Sales of Polestar almost halved at the beginning of 2024

Sales of EV brand Polestar took a big hit during the first quarter of this year. With only 7,200 units delivered, the figures slid by 40% in a year-on-year comparison.

Most automakers managed to grow their EV deliveries compared to the same period last year (but reported strong declines compared to the final quarter of 2023), but Polestar witnessed a significant downturn. Are the waters that the startup needs to navigate getting murkier?

New models coming

The strong sales decline is explained partly by the company’s model cycle, as the brand tries to evolve from a single-car brand, pivoting on the Polestar 2, to a multimodel brand. The 2 dates from 2019 but was updated last year, adding more range while switching from front to rear-wheel drive.

Sales have been regressing for four consecutive quarters. Seemingly, the appeal of the 2 is no longer strong enough to guarantee continuity as the wave of customers belonging to the early adopters group has passed. Additionally, Polestar also suffered from the growing reticence of rental companies to change over too quickly to EVs for their fleet. It saw a big contract with Hertz put on hold recently.

Polestar has already started deliveries of the 4, its SUV coupe without a rear window, but only in China. The model accounted for 1,200 units during the first three months of the year.
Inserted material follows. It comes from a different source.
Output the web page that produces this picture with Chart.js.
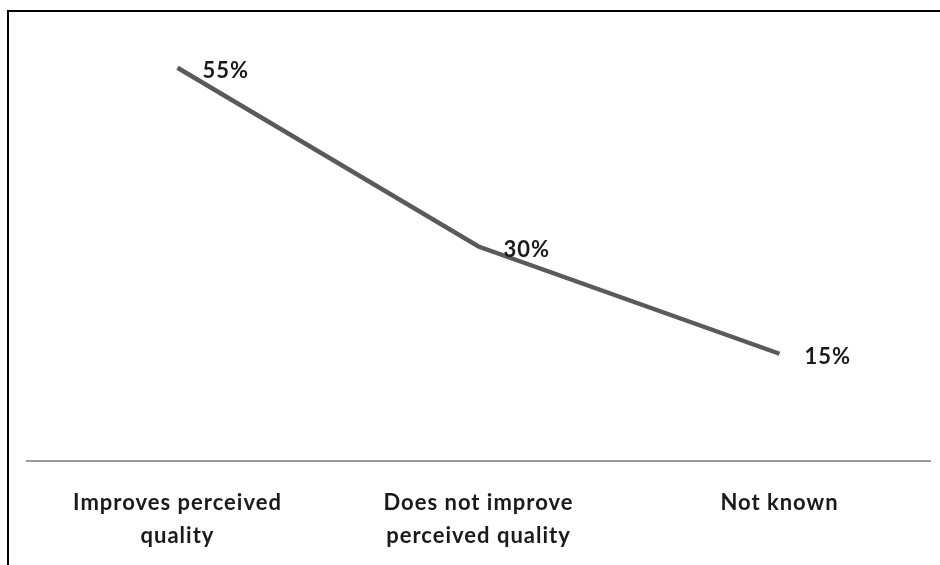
<!DOCTYPE html>
<html>
<head>
<meta charset="utf-8">
<script src="https://cdn.jsdelivr.net/npm/chart.js@4/dist/chart.umd.min.js"></script>
<style>
  html, body { margin: 0; padding: 0; background: #fff; }
  #wrap { position: relative; width: 940px; height: 565px; }
</style>
</head>
<body>
<div id="wrap"><canvas id="chart" width="940" height="565"></canvas></div>
<script>
// Survey answers and their shares (percent)
const categories = [
  ['Improves perceived', 'quality'],
  ['Does not improve', 'perceived quality'],
  'Not known'
];
const shares = [55, 30, 15];
const valueLabels = ['55%', '30%', '15%'];

const labelFont = { family: 'Lato, "Open Sans", sans-serif', size: 22, weight: '700' };

// Slightly open letter spacing for all text on the canvas
const spacingPlugin = {
  id: 'spacing',
  beforeUpdate(chart) { chart.ctx.letterSpacing = '1px'; },
  beforeDraw(chart) { chart.ctx.letterSpacing = '1px'; }
};

// Frame around the chart (top and left edges are visible)
const framePlugin = {
  id: 'frame',
  afterDraw(chart) {
    const ctx = chart.ctx;
    ctx.save();
    ctx.strokeStyle = '#000';
    ctx.lineWidth = 2;
    ctx.beginPath();
    ctx.moveTo(8, 600);
    ctx.lineTo(8, 11);
    ctx.lineTo(960, 11);
    ctx.stroke();
    ctx.restore();
  }
};

// Percent labels placed to the right of each point
const valueLabelPlugin = {
  id: 'valueLabels',
  afterDatasetsDraw(chart) {
    const ctx = chart.ctx;
    const meta = chart.getDatasetMeta(0);
    ctx.save();
    ctx.font = `${labelFont.weight} ${labelFont.size}px ${labelFont.family}`;
    ctx.fillStyle = '#1a1a1a';
    ctx.textAlign = 'left';
    ctx.textBaseline = 'middle';
    meta.data.forEach((pt, i) => {
      ctx.fillText(valueLabels[i], pt.x + 25, pt.y + 3);
    });
    ctx.restore();
  }
};

new Chart(document.getElementById('chart'), {
  type: 'line',
  data: {
    labels: categories,
    datasets: [{
      data: shares,
      borderColor: '#5a5a5a',
      borderWidth: 4.5,
      pointRadius: 0,
      pointHoverRadius: 0,
      tension: 0,
      fill: false
    }]
  },
  options: {
    responsive: false,
    animation: false,
    layout: { padding: { left: 27, right: 10, top: 32, bottom: 0 } },
    plugins: { legend: { display: false }, tooltip: { enabled: false } },
    scales: {
      x: {
        offset: true,
        grid: { display: false, drawTicks: false },
        border: { display: true, color: '#9a9a9a', width: 2 },
        ticks: {
          color: '#1a1a1a',
          font: { ...labelFont, lineHeight: 1.5 },
          padding: 25,
          maxRotation: 0,
          autoSkip: false
        },
        afterFit(scale) { scale.height = 104; }
      },
      y: {
        display: false,
        min: 0,
        max: 60
      }
    }
  },
  plugins: [spacingPlugin, framePlugin, valueLabelPlugin]
});
</script>
</body>
</html>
European orders have opened since the end of January, but the first deliveries won’t be out before August 2024. Production of the 3, or the Polestar version of the Volvo EX90, commenced at the end of February, with deliveries starting in Q2 2024.

Turbulent times

So, it’s a transitional period for Polestar. “We move from being a one-car brand during the first half of the year to ramping up deliveries of our two luxury SUVs during the second half,” commented Polestar CEO Thomas Ingenlath.
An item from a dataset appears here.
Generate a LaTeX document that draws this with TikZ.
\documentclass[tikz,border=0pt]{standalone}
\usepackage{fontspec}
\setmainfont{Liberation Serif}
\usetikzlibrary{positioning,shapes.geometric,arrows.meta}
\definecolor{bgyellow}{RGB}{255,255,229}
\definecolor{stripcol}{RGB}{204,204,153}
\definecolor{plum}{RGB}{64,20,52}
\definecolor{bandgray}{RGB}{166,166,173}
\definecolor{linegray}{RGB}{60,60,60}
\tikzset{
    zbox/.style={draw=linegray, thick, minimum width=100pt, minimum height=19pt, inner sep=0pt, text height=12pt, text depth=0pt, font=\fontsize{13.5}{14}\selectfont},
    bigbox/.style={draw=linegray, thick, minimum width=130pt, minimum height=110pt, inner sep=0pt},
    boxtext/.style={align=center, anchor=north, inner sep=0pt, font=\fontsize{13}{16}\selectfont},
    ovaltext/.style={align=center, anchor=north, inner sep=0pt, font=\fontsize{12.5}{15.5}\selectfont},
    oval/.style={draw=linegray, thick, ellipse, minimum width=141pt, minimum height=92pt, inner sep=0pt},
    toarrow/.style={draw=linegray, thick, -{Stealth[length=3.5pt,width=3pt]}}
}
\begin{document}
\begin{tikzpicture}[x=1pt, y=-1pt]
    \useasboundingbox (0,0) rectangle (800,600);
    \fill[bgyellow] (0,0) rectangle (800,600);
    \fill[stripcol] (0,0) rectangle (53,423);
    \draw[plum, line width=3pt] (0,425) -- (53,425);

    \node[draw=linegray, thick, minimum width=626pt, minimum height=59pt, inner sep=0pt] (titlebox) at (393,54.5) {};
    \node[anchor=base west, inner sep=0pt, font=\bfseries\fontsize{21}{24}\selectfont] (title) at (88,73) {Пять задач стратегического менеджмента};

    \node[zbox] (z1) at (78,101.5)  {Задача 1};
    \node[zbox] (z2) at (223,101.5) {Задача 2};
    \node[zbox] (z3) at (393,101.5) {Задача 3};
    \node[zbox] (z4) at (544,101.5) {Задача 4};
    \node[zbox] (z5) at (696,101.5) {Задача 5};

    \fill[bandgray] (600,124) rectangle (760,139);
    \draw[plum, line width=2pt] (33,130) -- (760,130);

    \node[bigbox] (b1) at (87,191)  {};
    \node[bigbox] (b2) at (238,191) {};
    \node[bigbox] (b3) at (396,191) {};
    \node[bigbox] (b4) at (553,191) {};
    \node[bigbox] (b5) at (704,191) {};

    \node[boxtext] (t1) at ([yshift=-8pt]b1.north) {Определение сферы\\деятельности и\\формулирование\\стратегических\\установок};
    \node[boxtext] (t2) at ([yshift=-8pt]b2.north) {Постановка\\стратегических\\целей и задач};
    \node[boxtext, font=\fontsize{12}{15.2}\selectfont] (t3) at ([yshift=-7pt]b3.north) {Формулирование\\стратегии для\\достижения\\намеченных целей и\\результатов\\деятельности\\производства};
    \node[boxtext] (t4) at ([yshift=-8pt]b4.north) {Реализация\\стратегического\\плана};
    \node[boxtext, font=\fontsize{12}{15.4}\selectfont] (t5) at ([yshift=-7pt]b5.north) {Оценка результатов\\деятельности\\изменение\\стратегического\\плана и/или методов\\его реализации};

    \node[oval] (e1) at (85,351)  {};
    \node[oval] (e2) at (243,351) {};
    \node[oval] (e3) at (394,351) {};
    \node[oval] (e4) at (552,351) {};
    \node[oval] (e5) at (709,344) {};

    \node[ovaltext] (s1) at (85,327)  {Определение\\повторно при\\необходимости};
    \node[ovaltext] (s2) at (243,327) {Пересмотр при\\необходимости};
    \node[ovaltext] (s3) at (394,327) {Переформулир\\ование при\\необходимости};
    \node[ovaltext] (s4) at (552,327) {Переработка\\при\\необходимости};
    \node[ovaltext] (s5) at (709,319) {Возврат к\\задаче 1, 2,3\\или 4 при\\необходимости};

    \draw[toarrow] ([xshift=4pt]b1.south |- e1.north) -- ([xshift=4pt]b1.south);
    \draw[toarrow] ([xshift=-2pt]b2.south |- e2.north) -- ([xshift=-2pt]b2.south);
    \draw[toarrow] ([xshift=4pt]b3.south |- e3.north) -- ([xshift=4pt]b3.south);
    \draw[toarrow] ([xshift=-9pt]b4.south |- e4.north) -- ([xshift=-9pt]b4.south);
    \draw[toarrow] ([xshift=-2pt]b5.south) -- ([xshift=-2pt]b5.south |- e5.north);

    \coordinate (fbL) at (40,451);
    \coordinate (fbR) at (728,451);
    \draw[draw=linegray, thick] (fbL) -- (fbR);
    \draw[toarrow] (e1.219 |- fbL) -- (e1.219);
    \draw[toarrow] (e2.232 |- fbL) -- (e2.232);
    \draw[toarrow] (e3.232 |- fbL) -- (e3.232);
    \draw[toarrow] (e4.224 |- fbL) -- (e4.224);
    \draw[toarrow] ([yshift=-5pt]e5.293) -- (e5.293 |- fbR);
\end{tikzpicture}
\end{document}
“These two cars will provide the basis for a strong revenue and margin progression during the second half of the year, supporting our 2025 targets.” Polestar aims to deliver roughly 155,000 cars next year.
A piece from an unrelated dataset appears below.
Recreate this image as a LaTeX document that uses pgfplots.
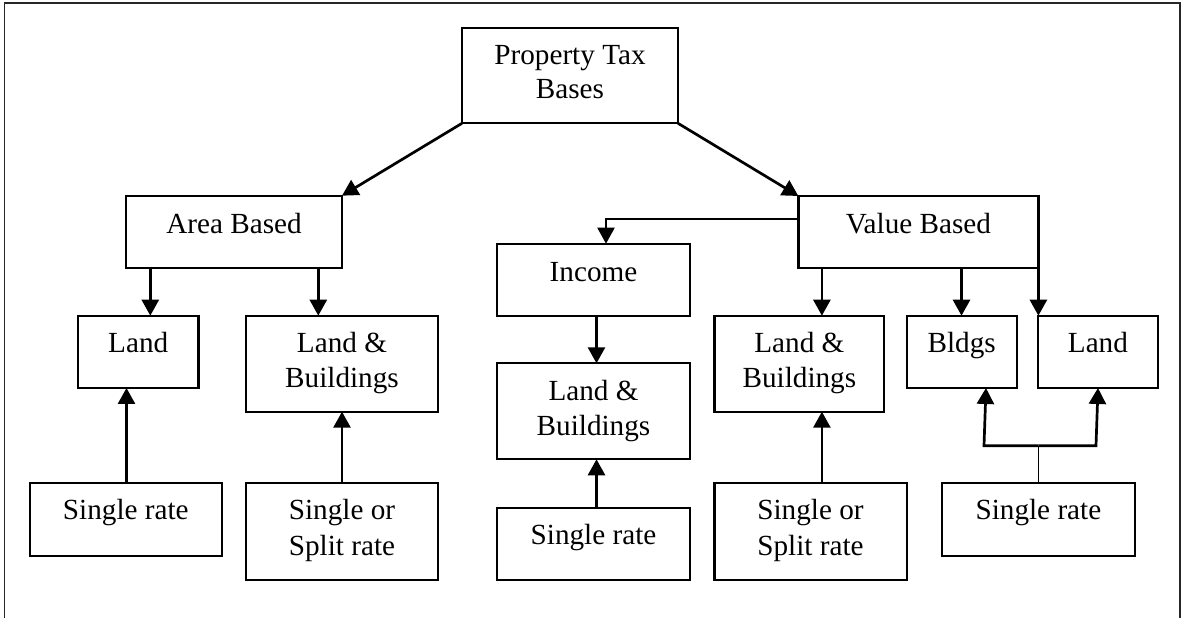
\documentclass[border=0pt]{standalone}
\usepackage{fontspec}
\setmainfont{Liberation Serif}
\usepackage{pgfplots}
\pgfplotsset{compat=1.18}
\usetikzlibrary{arrows.meta}
\begin{document}
\begin{tikzpicture}[
  bx/.style={line width=1.1pt, black, line join=miter},
  arr/.style={line width=1.35pt, black, -{Triangle[width=8.5pt,length=8pt]}},
  tx/.style={anchor=base, inner sep=0pt, font=\fontsize{14.6}{17}\selectfont},
]
\begin{axis}[
  scale only axis, width=592pt, height=309pt,
  xmin=0, xmax=1184, ymin=0, ymax=618, y dir=reverse,
  hide axis, clip=false,
]
\addplot[draw=none] coordinates {(0,0) (1184,618)};
% outer frame (bottom edge lies outside the picture)
\addplot[line width=0.9pt, black!85] coordinates {(4.5,618) (4.5,3) (1180,3) (1180,618)};
% boxes
\addplot[bx] coordinates {(462,27.7) (678,27.7) (678,123.3) (462,123.3)} -- cycle;     % Property Tax Bases
\addplot[bx] coordinates {(125.7,195.7) (342,195.7) (342,267.7) (125.7,267.7)} -- cycle; % Area Based
\addplot[bx] coordinates {(798.4,196) (1038.4,196) (1038.4,267.7) (798.4,267.7)} -- cycle; % Value Based
\addplot[bx] coordinates {(497,243.7) (690,243.7) (690,315.7) (497,315.7)} -- cycle;   % Income
\addplot[bx] coordinates {(78,315.7) (198.5,315.7) (198.5,388) (78,388)} -- cycle;       % Land left
\addplot[bx] coordinates {(246,315.7) (438,315.7) (438,411.7) (246,411.7)} -- cycle;   % L&B left
\addplot[bx] coordinates {(497,363.3) (690,363.3) (690,459.3) (497,459.3)} -- cycle;   % L&B mid
\addplot[bx] coordinates {(714.4,315.7) (884.3,315.7) (884.3,411.7) (714.4,411.7)} -- cycle; % L&B right
\addplot[bx] coordinates {(906.7,315.7) (1016.7,315.7) (1016.7,388) (906.7,388)} -- cycle; % Bldgs
\addplot[bx] coordinates {(1038,315.7) (1157.7,315.7) (1157.7,388) (1038,388)} -- cycle;   % Land right
\addplot[bx] coordinates {(29.7,483.3) (222,483.3) (222,556) (29.7,556)} -- cycle;      % Single rate left
\addplot[bx] coordinates {(246,483.3) (438,483.3) (438,580) (246,580)} -- cycle;       % Single or Split left
\addplot[bx] coordinates {(497,507.7) (690,507.7) (690,580) (497,580)} -- cycle;       % Single rate mid
\addplot[bx] coordinates {(714.4,483.3) (906.7,483.3) (906.7,580) (714.4,580)} -- cycle; % Single or Split right
\addplot[bx] coordinates {(942,483.3) (1134.7,483.3) (1134.7,556) (942,556)} -- cycle;   % Single rate right
% arrows
\addplot[arr] coordinates {(462,123.3) (342,195.7)};
\addplot[arr] coordinates {(678,123.3) (798.4,196)};
\addplot[arr, line width=1.1pt] coordinates {(798.4,219.3) (606,219.3) (606,243.7)};
\addplot[arr] coordinates {(150.3,267.7) (150.3,315.7)};
\addplot[arr] coordinates {(318.3,267.7) (318.3,315.7)};
\addplot[arr] coordinates {(821.9,267.7) (821.9,315.7)};
\addplot[arr] coordinates {(961.5,267.7) (961.5,315.7)};
\addplot[arr] coordinates {(1038.4,267.7) (1038.4,315.7)};
\addplot[arr] coordinates {(596.5,315.7) (596.5,363.3)};
\addplot[arr] coordinates {(596.5,507.7) (596.5,459.3)};
\addplot[arr] coordinates {(126.5,483.3) (126.5,388)};
\addplot[arr] coordinates {(342,483.3) (342,411.7)};
\addplot[arr] coordinates {(821.9,483.3) (821.9,411.7)};
\addplot[line width=0.7pt, black] coordinates {(1038.4,483.3) (1038.4,445.7)};
\addplot[arr] coordinates {(1038.4,445.7) (984,445.7) (986,388)};
\addplot[arr] coordinates {(1038.4,445.7) (1096,445.7) (1098,388)};
% texts
\node[tx] at (axis cs:570,65) {Property Tax};
\node[tx] at (axis cs:570,99) {Bases};
\node[tx] at (axis cs:234,233.3) {Area Based};
\node[tx] at (axis cs:918.4,233.3) {Value Based};
\node[tx] at (axis cs:593.5,281.7) {Income};
\node[tx] at (axis cs:138.2,352.7) {Land};
\node[tx] at (axis cs:342,352.7) {Land \&};
\node[tx] at (axis cs:342,387.3) {Buildings};
\node[tx] at (axis cs:593.5,400.7) {Land \&};
\node[tx] at (axis cs:593.5,436) {Buildings};
\node[tx] at (axis cs:799.4,352.7) {Land \&};
\node[tx] at (axis cs:799.4,387.3) {Buildings};
\node[tx] at (axis cs:961.7,352.7) {Bldgs};
\node[tx] at (axis cs:1097.9,352.7) {Land};
\node[tx] at (axis cs:125.8,520) {Single rate};
\node[tx] at (axis cs:342,520) {Single or};
\node[tx] at (axis cs:342,555.7) {Split rate};
\node[tx] at (axis cs:593.5,545) {Single rate};
\node[tx] at (axis cs:810.5,520) {Single or};
\node[tx] at (axis cs:810.5,555.7) {Split rate};
\node[tx] at (axis cs:1038.4,520) {Single rate};
\end{axis}
\end{tikzpicture}
\end{document}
Times have been turbulent for the Swedish-Chinese auto builder of premium EVs. In February, parent Volvo announced that it would stop funding Polestar, leaving the financial care in the hands of the Chinese mother group and its owner, Geely.

The latter now has a stake of 24%, while Volvo kept 18% and will continue to collaborate at a technological level. Soon after, Polestar embarked on a funding round, which it successfully completed by securing roughly 950 million dollars from twelve international banks.